The planned footbridge at New Bedford station is a textbook example of scope creep, and in particular how poor design can spend a lot of money without actual benefit. There's a 4,200-foot gap between road crossings of Route 18 near the station, with an
existing pedestrian bridge near the middle. That bridge is a classic 50s cage design, too steep to be accessible.
The
conceptual station design in 2009 called for keeping the existing footbridge. In fact, there would not have been any accessible route for pedestrians to reach the station!
In 2019, with the MBTA getting better at accessibility,
the redesigned station added a new footbridge. Two simple truss spans (much like bike trail bridges across the state) over Route 18, with shorter girder spans providing an almost level path to the platform (since the parking lot slopes up from Route 18 to the platform). Estimated cost was $10.5 million - not cheap, but it's almost 500 feet of bridge, half of it over an active highway.

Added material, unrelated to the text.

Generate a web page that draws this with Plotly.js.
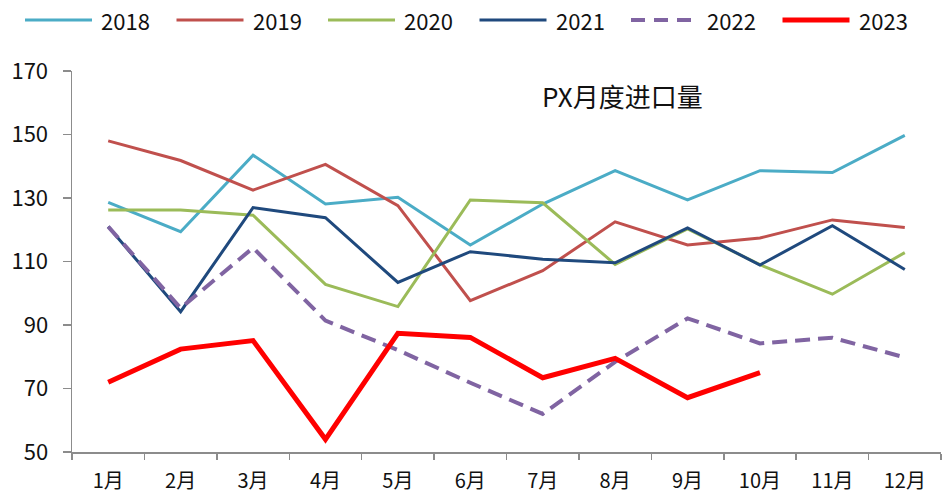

Yesterday, the MBTA board approved a
$21.3 million contract for the footbridge. What made it cost more? Well, now it's a single-span tied arch, with a plaza at the west end instead of a simple ramp. At the station end, we now have two elevators and a big set of stairs. So it's double the cost, and worse for accessibility because you have to take an elevator then make your way up the sloped parking lot - and if the elevators are broken, too bad.
At no point in this process has there been any effort to add missing curb ramps and other basic accessibility features on Purchase Street (where the footbridge connects on the west). Nor has there been any to make the existing Hillman Street bridge (the most direct route to the downtown core) accessible for pedestrians.